:: DIRECTIONS ::
Give the listing again exactly, omitting its images.

---------- PROVIDED DATA ----------

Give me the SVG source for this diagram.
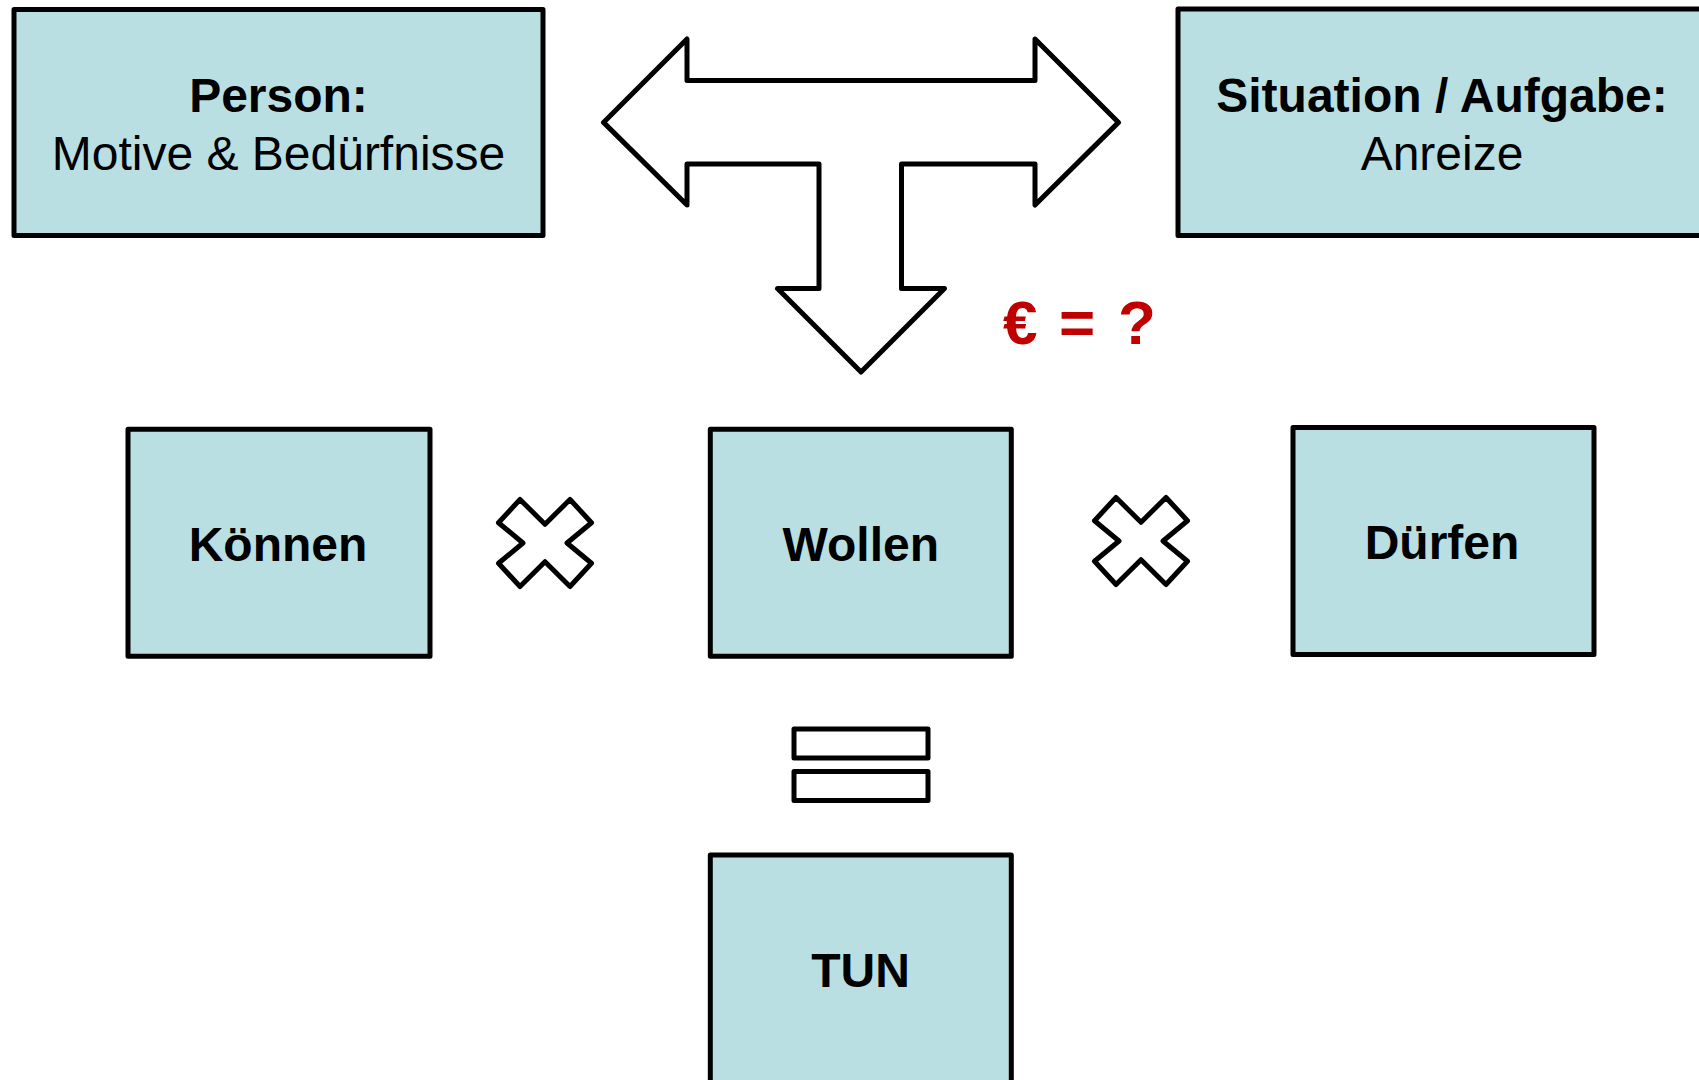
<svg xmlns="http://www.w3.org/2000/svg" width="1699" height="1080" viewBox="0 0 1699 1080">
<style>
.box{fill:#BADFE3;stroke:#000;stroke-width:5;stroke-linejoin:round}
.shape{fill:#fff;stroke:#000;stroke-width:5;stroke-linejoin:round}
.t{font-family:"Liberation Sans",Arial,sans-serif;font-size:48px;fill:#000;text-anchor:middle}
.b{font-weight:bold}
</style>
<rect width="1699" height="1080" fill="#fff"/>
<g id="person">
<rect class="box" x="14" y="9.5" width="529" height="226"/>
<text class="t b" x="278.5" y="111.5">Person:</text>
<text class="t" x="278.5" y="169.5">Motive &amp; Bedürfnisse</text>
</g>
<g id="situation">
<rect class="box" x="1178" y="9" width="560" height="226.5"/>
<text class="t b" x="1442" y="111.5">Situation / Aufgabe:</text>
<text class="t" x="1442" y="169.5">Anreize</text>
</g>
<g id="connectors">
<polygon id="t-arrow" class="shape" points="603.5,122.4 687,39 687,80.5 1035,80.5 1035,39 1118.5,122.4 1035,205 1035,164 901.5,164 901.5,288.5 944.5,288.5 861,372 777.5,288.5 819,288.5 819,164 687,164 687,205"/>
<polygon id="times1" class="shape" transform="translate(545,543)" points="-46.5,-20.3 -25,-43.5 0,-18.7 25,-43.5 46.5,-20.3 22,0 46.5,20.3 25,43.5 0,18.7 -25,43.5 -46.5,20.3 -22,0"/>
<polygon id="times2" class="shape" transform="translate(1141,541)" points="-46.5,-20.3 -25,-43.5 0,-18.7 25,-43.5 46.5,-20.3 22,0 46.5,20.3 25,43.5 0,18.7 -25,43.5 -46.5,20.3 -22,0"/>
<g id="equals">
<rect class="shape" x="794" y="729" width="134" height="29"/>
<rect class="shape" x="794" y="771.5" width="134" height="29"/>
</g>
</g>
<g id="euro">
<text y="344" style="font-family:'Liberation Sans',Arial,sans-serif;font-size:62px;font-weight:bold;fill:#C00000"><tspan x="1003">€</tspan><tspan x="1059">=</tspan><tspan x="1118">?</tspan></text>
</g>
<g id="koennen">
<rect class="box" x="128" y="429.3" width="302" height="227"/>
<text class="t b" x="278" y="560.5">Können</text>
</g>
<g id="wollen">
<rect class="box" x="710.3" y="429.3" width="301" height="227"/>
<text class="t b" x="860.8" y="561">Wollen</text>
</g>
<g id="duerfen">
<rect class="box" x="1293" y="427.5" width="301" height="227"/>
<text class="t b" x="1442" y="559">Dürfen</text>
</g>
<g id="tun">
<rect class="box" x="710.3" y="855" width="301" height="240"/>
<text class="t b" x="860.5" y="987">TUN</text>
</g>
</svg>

----------

:: RESPONSE TO THIS TASK ::
Give me the SVG source for this diagram.
<svg xmlns="http://www.w3.org/2000/svg" width="1699" height="1080" viewBox="0 0 1699 1080">
<style>
.box{fill:#BADFE3;stroke:#000;stroke-width:5;stroke-linejoin:round}
.shape{fill:#fff;stroke:#000;stroke-width:5;stroke-linejoin:round}
.t{font-family:"Liberation Sans",Arial,sans-serif;font-size:48px;fill:#000;text-anchor:middle}
.b{font-weight:bold}
</style>
<rect width="1699" height="1080" fill="#fff"/>
<g id="person">
<rect class="box" x="14" y="9.5" width="529" height="226"/>
<text class="t b" x="278.5" y="111.5">Person:</text>
<text class="t" x="278.5" y="169.5">Motive &amp; Bedürfnisse</text>
</g>
<g id="situation">
<rect class="box" x="1178" y="9" width="560" height="226.5"/>
<text class="t b" x="1442" y="111.5">Situation / Aufgabe:</text>
<text class="t" x="1442" y="169.5">Anreize</text>
</g>
<g id="connectors">
<polygon id="t-arrow" class="shape" points="603.5,122.4 687,39 687,80.5 1035,80.5 1035,39 1118.5,122.4 1035,205 1035,164 901.5,164 901.5,288.5 944.5,288.5 861,372 777.5,288.5 819,288.5 819,164 687,164 687,205"/>
<polygon id="times1" class="shape" transform="translate(545,543)" points="-46.5,-20.3 -25,-43.5 0,-18.7 25,-43.5 46.5,-20.3 22,0 46.5,20.3 25,43.5 0,18.7 -25,43.5 -46.5,20.3 -22,0"/>
<polygon id="times2" class="shape" transform="translate(1141,541)" points="-46.5,-20.3 -25,-43.5 0,-18.7 25,-43.5 46.5,-20.3 22,0 46.5,20.3 25,43.5 0,18.7 -25,43.5 -46.5,20.3 -22,0"/>
<g id="equals">
<rect class="shape" x="794" y="729" width="134" height="29"/>
<rect class="shape" x="794" y="771.5" width="134" height="29"/>
</g>
</g>
<g id="euro">
<text y="344" style="font-family:'Liberation Sans',Arial,sans-serif;font-size:62px;font-weight:bold;fill:#C00000"><tspan x="1003">€</tspan><tspan x="1059">=</tspan><tspan x="1118">?</tspan></text>
</g>
<g id="koennen">
<rect class="box" x="128" y="429.3" width="302" height="227"/>
<text class="t b" x="278" y="560.5">Können</text>
</g>
<g id="wollen">
<rect class="box" x="710.3" y="429.3" width="301" height="227"/>
<text class="t b" x="860.8" y="561">Wollen</text>
</g>
<g id="duerfen">
<rect class="box" x="1293" y="427.5" width="301" height="227"/>
<text class="t b" x="1442" y="559">Dürfen</text>
</g>
<g id="tun">
<rect class="box" x="710.3" y="855" width="301" height="240"/>
<text class="t b" x="860.5" y="987">TUN</text>
</g>
</svg>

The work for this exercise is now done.